JOB: Print the entire listing. Each line must match the original exactly.

◆ ◆ ◆ ◆ ◆ ◆ ◆

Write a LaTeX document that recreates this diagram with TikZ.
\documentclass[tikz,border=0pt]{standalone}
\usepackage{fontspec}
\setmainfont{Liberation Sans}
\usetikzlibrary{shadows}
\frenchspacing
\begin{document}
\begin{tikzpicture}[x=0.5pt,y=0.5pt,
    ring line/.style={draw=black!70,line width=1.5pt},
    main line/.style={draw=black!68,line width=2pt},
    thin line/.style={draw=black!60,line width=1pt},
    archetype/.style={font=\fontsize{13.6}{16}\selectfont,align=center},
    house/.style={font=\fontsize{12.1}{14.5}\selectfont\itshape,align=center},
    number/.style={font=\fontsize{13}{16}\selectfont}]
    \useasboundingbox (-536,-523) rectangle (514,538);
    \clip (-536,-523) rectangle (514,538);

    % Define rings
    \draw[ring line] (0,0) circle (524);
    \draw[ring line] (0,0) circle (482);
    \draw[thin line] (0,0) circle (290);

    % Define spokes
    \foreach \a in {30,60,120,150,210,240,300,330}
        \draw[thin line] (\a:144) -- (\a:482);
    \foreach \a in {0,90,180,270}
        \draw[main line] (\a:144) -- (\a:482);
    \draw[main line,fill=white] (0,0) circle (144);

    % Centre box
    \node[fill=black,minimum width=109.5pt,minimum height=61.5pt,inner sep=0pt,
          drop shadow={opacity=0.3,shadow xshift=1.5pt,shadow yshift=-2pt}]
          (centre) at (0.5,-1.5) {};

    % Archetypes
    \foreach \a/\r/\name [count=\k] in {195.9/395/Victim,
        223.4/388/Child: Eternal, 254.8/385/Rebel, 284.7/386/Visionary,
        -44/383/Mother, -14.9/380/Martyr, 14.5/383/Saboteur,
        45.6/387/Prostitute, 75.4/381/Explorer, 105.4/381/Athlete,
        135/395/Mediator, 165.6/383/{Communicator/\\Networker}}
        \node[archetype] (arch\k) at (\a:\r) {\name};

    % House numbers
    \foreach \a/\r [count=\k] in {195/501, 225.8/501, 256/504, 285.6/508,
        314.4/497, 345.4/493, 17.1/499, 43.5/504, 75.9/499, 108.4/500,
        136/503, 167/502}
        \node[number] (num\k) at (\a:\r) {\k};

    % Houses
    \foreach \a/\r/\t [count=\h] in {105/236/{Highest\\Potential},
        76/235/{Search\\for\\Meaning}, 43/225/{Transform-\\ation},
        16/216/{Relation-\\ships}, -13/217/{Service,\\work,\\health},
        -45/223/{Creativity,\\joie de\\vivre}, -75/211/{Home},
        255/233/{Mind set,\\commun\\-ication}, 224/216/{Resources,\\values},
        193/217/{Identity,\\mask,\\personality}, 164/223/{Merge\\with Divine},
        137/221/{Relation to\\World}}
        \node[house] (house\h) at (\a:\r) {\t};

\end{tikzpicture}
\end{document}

◆ ◆ ◆ ◆ ◆ ◆ ◆

CORRECT ANSWER:
Write a LaTeX document that recreates this diagram with TikZ.
\documentclass[tikz,border=0pt]{standalone}
\usepackage{fontspec}
\setmainfont{Liberation Sans}
\usetikzlibrary{shadows}
\frenchspacing
\begin{document}
\begin{tikzpicture}[x=0.5pt,y=0.5pt,
    ring line/.style={draw=black!70,line width=1.5pt},
    main line/.style={draw=black!68,line width=2pt},
    thin line/.style={draw=black!60,line width=1pt},
    archetype/.style={font=\fontsize{13.6}{16}\selectfont,align=center},
    house/.style={font=\fontsize{12.1}{14.5}\selectfont\itshape,align=center},
    number/.style={font=\fontsize{13}{16}\selectfont}]
    \useasboundingbox (-536,-523) rectangle (514,538);
    \clip (-536,-523) rectangle (514,538);

    % Define rings
    \draw[ring line] (0,0) circle (524);
    \draw[ring line] (0,0) circle (482);
    \draw[thin line] (0,0) circle (290);

    % Define spokes
    \foreach \a in {30,60,120,150,210,240,300,330}
        \draw[thin line] (\a:144) -- (\a:482);
    \foreach \a in {0,90,180,270}
        \draw[main line] (\a:144) -- (\a:482);
    \draw[main line,fill=white] (0,0) circle (144);

    % Centre box
    \node[fill=black,minimum width=109.5pt,minimum height=61.5pt,inner sep=0pt,
          drop shadow={opacity=0.3,shadow xshift=1.5pt,shadow yshift=-2pt}]
          (centre) at (0.5,-1.5) {};

    % Archetypes
    \foreach \a/\r/\name [count=\k] in {195.9/395/Victim,
        223.4/388/Child: Eternal, 254.8/385/Rebel, 284.7/386/Visionary,
        -44/383/Mother, -14.9/380/Martyr, 14.5/383/Saboteur,
        45.6/387/Prostitute, 75.4/381/Explorer, 105.4/381/Athlete,
        135/395/Mediator, 165.6/383/{Communicator/\\Networker}}
        \node[archetype] (arch\k) at (\a:\r) {\name};

    % House numbers
    \foreach \a/\r [count=\k] in {195/501, 225.8/501, 256/504, 285.6/508,
        314.4/497, 345.4/493, 17.1/499, 43.5/504, 75.9/499, 108.4/500,
        136/503, 167/502}
        \node[number] (num\k) at (\a:\r) {\k};

    % Houses
    \foreach \a/\r/\t [count=\h] in {105/236/{Highest\\Potential},
        76/235/{Search\\for\\Meaning}, 43/225/{Transform-\\ation},
        16/216/{Relation-\\ships}, -13/217/{Service,\\work,\\health},
        -45/223/{Creativity,\\joie de\\vivre}, -75/211/{Home},
        255/233/{Mind set,\\commun\\-ication}, 224/216/{Resources,\\values},
        193/217/{Identity,\\mask,\\personality}, 164/223/{Merge\\with Divine},
        137/221/{Relation to\\World}}
        \node[house] (house\h) at (\a:\r) {\t};

\end{tikzpicture}
\end{document}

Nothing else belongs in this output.